## BEGIN

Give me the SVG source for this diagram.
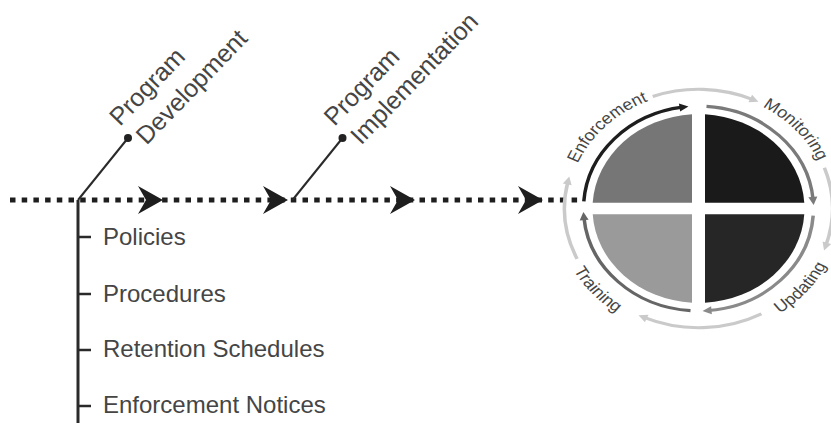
<svg xmlns="http://www.w3.org/2000/svg" width="831" height="423" viewBox="0 0 831 423">
  <style>
    .lbl { font-family: "Liberation Sans", Arial, sans-serif; fill: #454545; }
    .list { font-size: 24px; }
    .diag { font-size: 25px; }
    .ring { font-size: 18px; }
    .spine { stroke: #2a2a2a; fill: none; }
    .flow { stroke: #1e1e1e; stroke-width: 5; stroke-dasharray: 5.5 6.2; fill: none; }
    .head { fill: #1e1e1e; }
    .inner { fill: none; stroke-width: 3.5; }
    .outer { fill: none; stroke: #cacaca; stroke-width: 3.5; }
  </style>
  <defs>
    <marker id="ah-black" markerUnits="userSpaceOnUse" refX="3" refY="0" markerWidth="12" markerHeight="12" orient="auto" overflow="visible">
      <path d="M0,-4.5 L9,0 L0,4.5 Z" fill="#1e1e1e"/>
    </marker>
    <marker id="ah-mid" markerUnits="userSpaceOnUse" refX="3" refY="0" markerWidth="12" markerHeight="12" orient="auto" overflow="visible">
      <path d="M0,-4.5 L9,0 L0,4.5 Z" fill="#7a7a7a"/>
    </marker>
    <marker id="ah-mid2" markerUnits="userSpaceOnUse" refX="3" refY="0" markerWidth="12" markerHeight="12" orient="auto" overflow="visible">
      <path d="M0,-4.5 L9,0 L0,4.5 Z" fill="#8a8a8a"/>
    </marker>
    <marker id="ah-dark" markerUnits="userSpaceOnUse" refX="3" refY="0" markerWidth="12" markerHeight="12" orient="auto" overflow="visible">
      <path d="M0,-4.5 L9,0 L0,4.5 Z" fill="#666666"/>
    </marker>
    <marker id="ah-light" markerUnits="userSpaceOnUse" refX="3" refY="0" markerWidth="12" markerHeight="12" orient="auto" overflow="visible">
      <path d="M0,-4.5 L9,0 L0,4.5 Z" fill="#cacaca"/>
    </marker>
    <!-- label paths for the cycle wheel (local wheel coordinates) -->
    <path id="tp-enf" d="M-126.5,33.9 A131,131 0 0 1 33.9,-126.5"/>
    <path id="tp-mon" d="M-32.9,-126.8 A131,131 0 0 1 123.3,44.3"/>
    <path id="tp-upd" d="M-27.3,140.4 A143,143 0 0 0 135.2,-46.6"/>
    <path id="tp-trn" d="M-136.0,-44.2 A143,143 0 0 0 29.7,139.9"/>
  </defs>

  <!-- connectors: main timeline, branches and list spine -->
  <g id="connectors">
    <line class="flow" x1="10" y1="200" x2="582" y2="200"/>
    <path class="head" d="M138,186 L163,200 L138,214 L146,200 Z"/>
    <path class="head" d="M263,186 L288,200 L263,214 L271,200 Z"/>
    <path class="head" d="M390,186 L415,200 L390,214 L398,200 Z"/>
    <path class="head" d="M518,186 L543,200 L518,214 L526,200 Z"/>
    <line class="spine" stroke-width="2" x1="78" y1="200" x2="128" y2="138"/>
    <circle cx="128" cy="138" r="4" fill="#222"/>
    <line class="spine" stroke-width="2" x1="292.5" y1="200" x2="342.5" y2="138"/>
    <circle cx="342.5" cy="138" r="4" fill="#222"/>
    <line class="spine" stroke-width="3" x1="78" y1="200" x2="78" y2="423"/>
    <line class="spine" stroke-width="2.5" x1="78" y1="237" x2="91" y2="237"/>
    <line class="spine" stroke-width="2.5" x1="78" y1="294" x2="91" y2="294"/>
    <line class="spine" stroke-width="2.5" x1="78" y1="350" x2="91" y2="350"/>
    <line class="spine" stroke-width="2.5" x1="78" y1="406" x2="91" y2="406"/>
  </g>

  <g id="program-development">
    <text class="lbl diag" transform="translate(120,127) rotate(-46)"><tspan x="0" y="0">Program</tspan><tspan x="5" y="32">Development</tspan></text>
  </g>
  <g id="program-implementation">
    <text class="lbl diag" transform="translate(334.5,127) rotate(-46)"><tspan x="0" y="0">Program</tspan><tspan x="5" y="32">Implementation</tspan></text>
  </g>

  <g id="policies"><text class="lbl list" x="103" y="245">Policies</text></g>
  <g id="procedures"><text class="lbl list" x="103" y="302">Procedures</text></g>
  <g id="retention-schedules"><text class="lbl list" x="103" y="357">Retention Schedules</text></g>
  <g id="enforcement-notices"><text class="lbl list" x="103" y="413">Enforcement Notices</text></g>

  <!-- maintenance cycle wheel -->
  <g id="cycle" transform="translate(698.5,208.5) scale(1,0.89)">
    <g id="quadrants">
      <path d="M-6.5,-6.5 V-105.8 A106,106 0 0 0 -105.8,-6.5 Z" fill="#767676"/>
      <path d="M6.5,-6.5 H105.8 A106,106 0 0 0 6.5,-105.8 Z" fill="#1a1a1a"/>
      <path d="M6.5,6.5 V105.8 A106,106 0 0 0 105.8,6.5 Z" fill="#262626"/>
      <path d="M-6.5,6.5 H-105.8 A106,106 0 0 0 -6.5,105.8 Z" fill="#9a9a9a"/>
    </g>
    <g id="inner-arcs">
      <path class="inner" stroke="#1e1e1e" marker-end="url(#ah-black)" d="M-114.7,-8.0 A115,115 0 0 1 -16.0,-113.9"/>
      <path class="inner" stroke="#7a7a7a" marker-end="url(#ah-mid)" d="M8.0,-114.7 A115,115 0 0 1 114.6,-10.0"/>
      <path class="inner" stroke="#8a8a8a" marker-end="url(#ah-mid2)" d="M114.7,8.0 A115,115 0 0 1 10.0,114.6"/>
      <path class="inner" stroke="#666666" marker-end="url(#ah-dark)" d="M-8.0,114.7 A115,115 0 0 1 -114.6,10.0"/>
    </g>
    <g id="outer-arcs">
      <path class="outer" marker-end="url(#ah-light)" d="M-45.8,-125.9 A134,134 0 0 1 54.5,-122.4"/>
      <path class="outer" marker-end="url(#ah-light)" d="M125.9,-45.8 A134,134 0 0 1 127.4,41.4"/>
      <path class="outer" marker-end="url(#ah-light)" d="M62.9,118.3 A134,134 0 0 1 -54.5,122.4"/>
      <path class="outer" marker-end="url(#ah-light)" d="M-121.4,56.6 A134,134 0 0 1 -130.6,-30.1"/>
    </g>
    <g id="enforcement"><text class="lbl ring"><textPath href="#tp-enf" startOffset="50%" text-anchor="middle">Enforcement</textPath></text></g>
    <g id="monitoring"><text class="lbl ring"><textPath href="#tp-mon" startOffset="50%" text-anchor="middle">Monitoring</textPath></text></g>
    <g id="updating"><text class="lbl ring"><textPath href="#tp-upd" startOffset="50%" text-anchor="middle">Updating</textPath></text></g>
    <g id="training"><text class="lbl ring"><textPath href="#tp-trn" startOffset="50%" text-anchor="middle">Training</textPath></text></g>
  </g>
</svg>
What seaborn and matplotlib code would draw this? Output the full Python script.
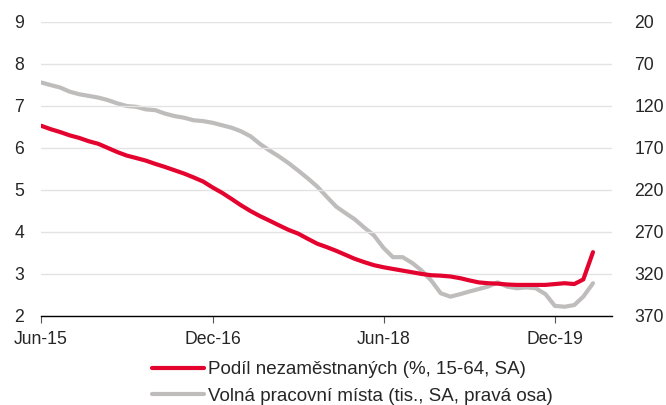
import pandas as pd
import seaborn as sns
import matplotlib.pyplot as plt

# monthly data, Jun-2015 .. Apr-2020
months = pd.date_range('2015-06-01', '2020-04-01', freq='MS')

unemployment = [6.53, 6.45, 6.38, 6.30, 6.24, 6.16, 6.10, 6.00, 5.90, 5.82,
                5.76, 5.70, 5.62, 5.55, 5.47, 5.39, 5.30, 5.20, 5.06, 4.93,
                4.78, 4.64, 4.50, 4.38, 4.27, 4.16, 4.05, 3.96, 3.84, 3.72,
                3.64, 3.55, 3.45, 3.36, 3.28, 3.21, 3.16, 3.12, 3.08, 3.04,
                3.00, 2.97, 2.96, 2.94, 2.90, 2.85, 2.80, 2.78, 2.77, 2.75,
                2.74, 2.74, 2.74, 2.74, 2.76, 2.78, 2.76, 2.87, 3.52]

vacancies = [92, 95, 98, 103, 106, 108, 110, 113, 117, 120,
             121, 124, 125, 129, 132, 134, 137, 138, 140, 143,
             146, 150, 156, 165, 173, 180, 188, 197, 206, 216,
             228, 240, 248, 255, 265, 274, 289, 300, 300, 307,
             316, 328, 343, 347, 344, 341, 338, 335, 330, 335,
             337, 336, 337, 344, 358, 359, 357, 347, 331]

label_u = 'Podíl nezaměstnaných (%, 15-64, SA)'
label_v = 'Volná pracovní místa (tis., SA, pravá osa)'
tick_dates = ['2015-06-01', '2016-12-01', '2018-06-01', '2019-12-01']
tick_labels = ['Jun-15', 'Dec-16', 'Jun-18', 'Dec-19']

RED = '#E4032E'
GREY = '#BFBCBC'

sns.set_style('white')
plt.rcParams['font.family'] = ['Liberation Sans', 'DejaVu Sans']

df = pd.DataFrame(dict(date=months, u=unemployment, v=vacancies))

fig = plt.figure(figsize=(6.66, 4.05), dpi=100)
ax = fig.add_axes([0.0616, 0.2198, 0.8574, 0.7259])
ax2 = ax.twinx()

sns.lineplot(data=df, x='date', y='v', ax=ax2, color=GREY, linewidth=3, label=label_v, legend=False)
sns.lineplot(data=df, x='date', y='u', ax=ax, color=RED, linewidth=3, label=label_u, legend=False)
# keep red on top of grey
ax.set_zorder(ax2.get_zorder() + 1)
ax.patch.set_visible(False)

ax.set_ylim(2, 9)
ax.set_yticks(range(2, 10))
ax2.set_ylim(370, 20)
ax2.set_yticks(range(20, 371, 50))
ax.set_xlim(pd.Timestamp('2015-06-01'), pd.Timestamp('2020-06-01'))
ax.set_xticks([pd.Timestamp(d) for d in tick_dates])
ax.set_xticklabels(tick_labels)

ax.grid(axis='y', color='#E3E3E3', linewidth=1)
ax.set_xlabel('')
ax.set_ylabel('')
ax2.set_ylabel('')

for a in (ax, ax2):
  for s in a.spines.values():
    s.set_visible(False)
ax.spines['bottom'].set_visible(True)
ax.spines['bottom'].set_color('black')
ax.spines['bottom'].set_linewidth(1)

ax.tick_params(axis='x', length=5, width=0.8, color='#555555', direction='out', labelsize=12.7, pad=6, bottom=True)
ax.tick_params(axis='y', length=0, labelsize=12.7, pad=12)
ax2.tick_params(axis='y', length=0, labelsize=12.7, pad=16)

h1, l1 = ax.get_legend_handles_labels()
h2, l2 = ax2.get_legend_handles_labels()
fig.legend(h1 + h2, l1 + l2, loc='upper left', bbox_to_anchor=(0.228, 0.108),
           frameon=False, fontsize=13.5, handlelength=2.8, handletextpad=0.2,
           labelspacing=0.5, borderpad=0, borderaxespad=0)

fig.savefig('out.png', dpi=100)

## END

## [What is asked]
Repeat the lines between those holding "What seaborn and" and "2.74, 2.74, 2.74, 2.74, 2.76, 2.78, 2.76, 2.87, 3.52]", inclusive. Pictures stay out.

## [Result of this task]
What seaborn and matplotlib code would draw this? Output the full Python script.
import pandas as pd
import seaborn as sns
import matplotlib.pyplot as plt

# monthly data, Jun-2015 .. Apr-2020
months = pd.date_range('2015-06-01', '2020-04-01', freq='MS')

unemployment = [6.53, 6.45, 6.38, 6.30, 6.24, 6.16, 6.10, 6.00, 5.90, 5.82,
                5.76, 5.70, 5.62, 5.55, 5.47, 5.39, 5.30, 5.20, 5.06, 4.93,
                4.78, 4.64, 4.50, 4.38, 4.27, 4.16, 4.05, 3.96, 3.84, 3.72,
                3.64, 3.55, 3.45, 3.36, 3.28, 3.21, 3.16, 3.12, 3.08, 3.04,
                3.00, 2.97, 2.96, 2.94, 2.90, 2.85, 2.80, 2.78, 2.77, 2.75,
                2.74, 2.74, 2.74, 2.74, 2.76, 2.78, 2.76, 2.87, 3.52]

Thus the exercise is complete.